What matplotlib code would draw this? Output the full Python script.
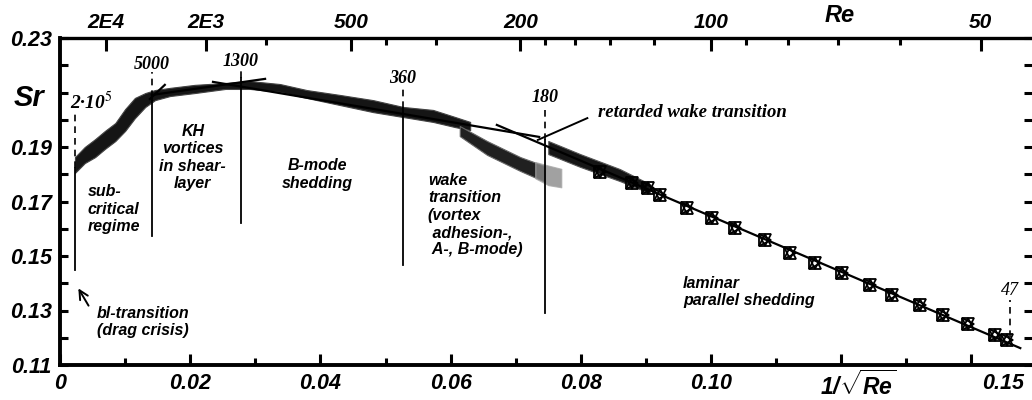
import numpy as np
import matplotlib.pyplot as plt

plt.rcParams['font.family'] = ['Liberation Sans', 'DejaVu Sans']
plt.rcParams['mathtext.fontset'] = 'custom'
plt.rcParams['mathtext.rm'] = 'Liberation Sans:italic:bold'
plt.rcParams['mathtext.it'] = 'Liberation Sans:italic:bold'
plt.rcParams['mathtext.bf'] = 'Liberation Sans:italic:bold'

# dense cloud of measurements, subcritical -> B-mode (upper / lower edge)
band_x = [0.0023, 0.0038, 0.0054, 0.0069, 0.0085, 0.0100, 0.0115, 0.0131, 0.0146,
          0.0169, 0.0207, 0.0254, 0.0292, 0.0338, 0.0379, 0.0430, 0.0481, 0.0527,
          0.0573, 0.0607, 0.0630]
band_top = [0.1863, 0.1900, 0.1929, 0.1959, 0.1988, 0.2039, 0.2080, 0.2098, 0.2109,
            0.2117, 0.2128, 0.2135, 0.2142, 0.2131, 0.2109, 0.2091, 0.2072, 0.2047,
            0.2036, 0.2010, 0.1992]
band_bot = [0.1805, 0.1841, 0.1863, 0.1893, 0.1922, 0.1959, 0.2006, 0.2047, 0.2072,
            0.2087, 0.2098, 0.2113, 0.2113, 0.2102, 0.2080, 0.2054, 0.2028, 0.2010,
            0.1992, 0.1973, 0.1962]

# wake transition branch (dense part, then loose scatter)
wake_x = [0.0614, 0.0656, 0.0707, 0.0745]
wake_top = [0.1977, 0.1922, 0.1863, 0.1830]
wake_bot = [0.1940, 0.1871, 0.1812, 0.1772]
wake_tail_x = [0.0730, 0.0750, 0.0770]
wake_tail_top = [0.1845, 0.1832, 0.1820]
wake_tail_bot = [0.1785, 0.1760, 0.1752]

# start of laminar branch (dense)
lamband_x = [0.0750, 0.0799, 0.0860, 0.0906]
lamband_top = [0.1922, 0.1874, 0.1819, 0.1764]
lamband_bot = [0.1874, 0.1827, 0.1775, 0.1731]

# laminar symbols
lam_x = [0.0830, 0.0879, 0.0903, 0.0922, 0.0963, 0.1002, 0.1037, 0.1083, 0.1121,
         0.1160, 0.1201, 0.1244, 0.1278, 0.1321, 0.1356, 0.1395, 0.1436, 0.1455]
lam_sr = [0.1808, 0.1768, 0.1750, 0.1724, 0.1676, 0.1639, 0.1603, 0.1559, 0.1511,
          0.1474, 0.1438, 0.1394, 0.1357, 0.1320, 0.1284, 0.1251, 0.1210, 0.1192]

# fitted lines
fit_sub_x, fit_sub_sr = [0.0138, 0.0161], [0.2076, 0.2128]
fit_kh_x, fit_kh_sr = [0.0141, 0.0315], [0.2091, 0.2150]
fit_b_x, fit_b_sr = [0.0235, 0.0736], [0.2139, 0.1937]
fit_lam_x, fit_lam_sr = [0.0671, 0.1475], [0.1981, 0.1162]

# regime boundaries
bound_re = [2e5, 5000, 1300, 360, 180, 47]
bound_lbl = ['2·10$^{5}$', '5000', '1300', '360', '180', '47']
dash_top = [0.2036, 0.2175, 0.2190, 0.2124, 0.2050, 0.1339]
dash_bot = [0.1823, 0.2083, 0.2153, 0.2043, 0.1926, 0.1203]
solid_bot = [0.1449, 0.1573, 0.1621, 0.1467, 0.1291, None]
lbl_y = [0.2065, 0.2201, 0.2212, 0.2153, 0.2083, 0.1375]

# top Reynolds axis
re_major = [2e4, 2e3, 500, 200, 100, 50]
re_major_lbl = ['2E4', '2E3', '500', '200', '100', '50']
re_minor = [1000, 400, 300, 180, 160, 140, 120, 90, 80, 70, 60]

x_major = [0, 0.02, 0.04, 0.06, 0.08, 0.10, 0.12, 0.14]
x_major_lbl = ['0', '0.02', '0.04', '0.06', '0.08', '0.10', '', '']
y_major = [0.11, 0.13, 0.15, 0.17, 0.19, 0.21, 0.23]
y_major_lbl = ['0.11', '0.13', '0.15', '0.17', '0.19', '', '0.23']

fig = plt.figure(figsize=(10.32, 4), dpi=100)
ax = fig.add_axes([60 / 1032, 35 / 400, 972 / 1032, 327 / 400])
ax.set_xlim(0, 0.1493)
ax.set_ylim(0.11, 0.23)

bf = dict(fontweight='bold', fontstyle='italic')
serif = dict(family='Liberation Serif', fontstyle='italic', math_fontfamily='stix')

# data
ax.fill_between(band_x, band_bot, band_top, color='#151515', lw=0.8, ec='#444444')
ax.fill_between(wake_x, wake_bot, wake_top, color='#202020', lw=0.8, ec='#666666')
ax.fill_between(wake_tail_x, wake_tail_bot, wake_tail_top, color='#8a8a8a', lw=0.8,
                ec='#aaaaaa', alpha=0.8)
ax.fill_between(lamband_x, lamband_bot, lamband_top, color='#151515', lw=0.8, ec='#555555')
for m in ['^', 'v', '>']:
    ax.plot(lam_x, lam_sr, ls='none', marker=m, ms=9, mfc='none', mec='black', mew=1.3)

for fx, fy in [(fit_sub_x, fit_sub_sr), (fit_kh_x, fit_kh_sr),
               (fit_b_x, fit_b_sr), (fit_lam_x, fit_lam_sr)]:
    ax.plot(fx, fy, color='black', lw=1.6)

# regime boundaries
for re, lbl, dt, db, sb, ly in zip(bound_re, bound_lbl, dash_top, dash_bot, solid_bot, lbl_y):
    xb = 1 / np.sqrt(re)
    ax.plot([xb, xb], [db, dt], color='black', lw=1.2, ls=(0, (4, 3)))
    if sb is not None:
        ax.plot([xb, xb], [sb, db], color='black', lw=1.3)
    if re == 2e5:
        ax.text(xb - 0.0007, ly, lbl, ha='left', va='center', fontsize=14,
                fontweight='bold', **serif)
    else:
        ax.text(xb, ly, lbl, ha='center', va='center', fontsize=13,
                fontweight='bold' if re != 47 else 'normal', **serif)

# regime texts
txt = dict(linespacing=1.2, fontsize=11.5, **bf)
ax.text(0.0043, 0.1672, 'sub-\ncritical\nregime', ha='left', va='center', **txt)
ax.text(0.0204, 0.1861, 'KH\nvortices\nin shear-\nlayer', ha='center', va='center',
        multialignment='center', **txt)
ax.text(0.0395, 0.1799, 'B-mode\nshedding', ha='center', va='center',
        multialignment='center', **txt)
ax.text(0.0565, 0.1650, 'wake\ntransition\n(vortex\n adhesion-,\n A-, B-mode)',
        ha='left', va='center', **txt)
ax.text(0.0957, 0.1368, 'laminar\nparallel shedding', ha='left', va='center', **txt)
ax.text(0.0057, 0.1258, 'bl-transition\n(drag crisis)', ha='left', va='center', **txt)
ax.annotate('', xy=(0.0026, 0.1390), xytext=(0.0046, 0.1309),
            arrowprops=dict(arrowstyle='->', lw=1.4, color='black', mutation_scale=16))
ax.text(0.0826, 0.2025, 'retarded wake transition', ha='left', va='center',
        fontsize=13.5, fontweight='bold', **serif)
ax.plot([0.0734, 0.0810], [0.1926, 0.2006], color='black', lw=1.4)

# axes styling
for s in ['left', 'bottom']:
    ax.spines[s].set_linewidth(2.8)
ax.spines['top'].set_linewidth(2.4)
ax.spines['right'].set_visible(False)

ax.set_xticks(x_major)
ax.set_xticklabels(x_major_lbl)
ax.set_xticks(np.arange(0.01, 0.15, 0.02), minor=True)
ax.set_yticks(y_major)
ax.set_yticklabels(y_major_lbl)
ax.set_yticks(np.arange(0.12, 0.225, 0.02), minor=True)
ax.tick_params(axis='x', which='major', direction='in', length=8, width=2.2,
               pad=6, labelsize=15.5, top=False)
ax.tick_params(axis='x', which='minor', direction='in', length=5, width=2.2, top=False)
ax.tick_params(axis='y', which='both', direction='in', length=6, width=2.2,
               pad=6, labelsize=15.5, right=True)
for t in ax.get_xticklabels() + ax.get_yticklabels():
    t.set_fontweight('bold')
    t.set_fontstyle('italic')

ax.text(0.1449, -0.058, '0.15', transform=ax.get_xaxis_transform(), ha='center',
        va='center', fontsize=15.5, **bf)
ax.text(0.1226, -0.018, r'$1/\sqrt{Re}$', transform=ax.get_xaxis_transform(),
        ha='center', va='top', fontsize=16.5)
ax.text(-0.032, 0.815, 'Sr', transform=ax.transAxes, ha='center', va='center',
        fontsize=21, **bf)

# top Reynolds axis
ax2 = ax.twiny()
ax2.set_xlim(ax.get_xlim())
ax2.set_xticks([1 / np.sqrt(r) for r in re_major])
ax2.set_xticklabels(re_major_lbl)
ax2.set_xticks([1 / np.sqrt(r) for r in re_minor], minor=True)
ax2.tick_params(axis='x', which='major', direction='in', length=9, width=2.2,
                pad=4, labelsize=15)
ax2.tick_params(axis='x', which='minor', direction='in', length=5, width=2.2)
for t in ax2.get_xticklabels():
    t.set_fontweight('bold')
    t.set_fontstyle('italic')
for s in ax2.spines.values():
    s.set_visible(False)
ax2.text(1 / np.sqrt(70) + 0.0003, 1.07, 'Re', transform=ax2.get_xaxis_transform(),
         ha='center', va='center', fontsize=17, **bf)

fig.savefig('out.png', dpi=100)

▶ _Stated task_
Only the lines from the start of the material through the line containing "plt.rcParams['mathtext.bf'] = 'Liberation" should be transcribed. Pictures stay out.

▶ _Solved exercise_
What matplotlib code would draw this? Output the full Python script.
import numpy as np
import matplotlib.pyplot as plt

plt.rcParams['font.family'] = ['Liberation Sans', 'DejaVu Sans']
plt.rcParams['mathtext.fontset'] = 'custom'
plt.rcParams['mathtext.rm'] = 'Liberation Sans:italic:bold'
plt.rcParams['mathtext.it'] = 'Liberation Sans:italic:bold'
plt.rcParams['mathtext.bf'] = 'Liberation Sans:italic:bold'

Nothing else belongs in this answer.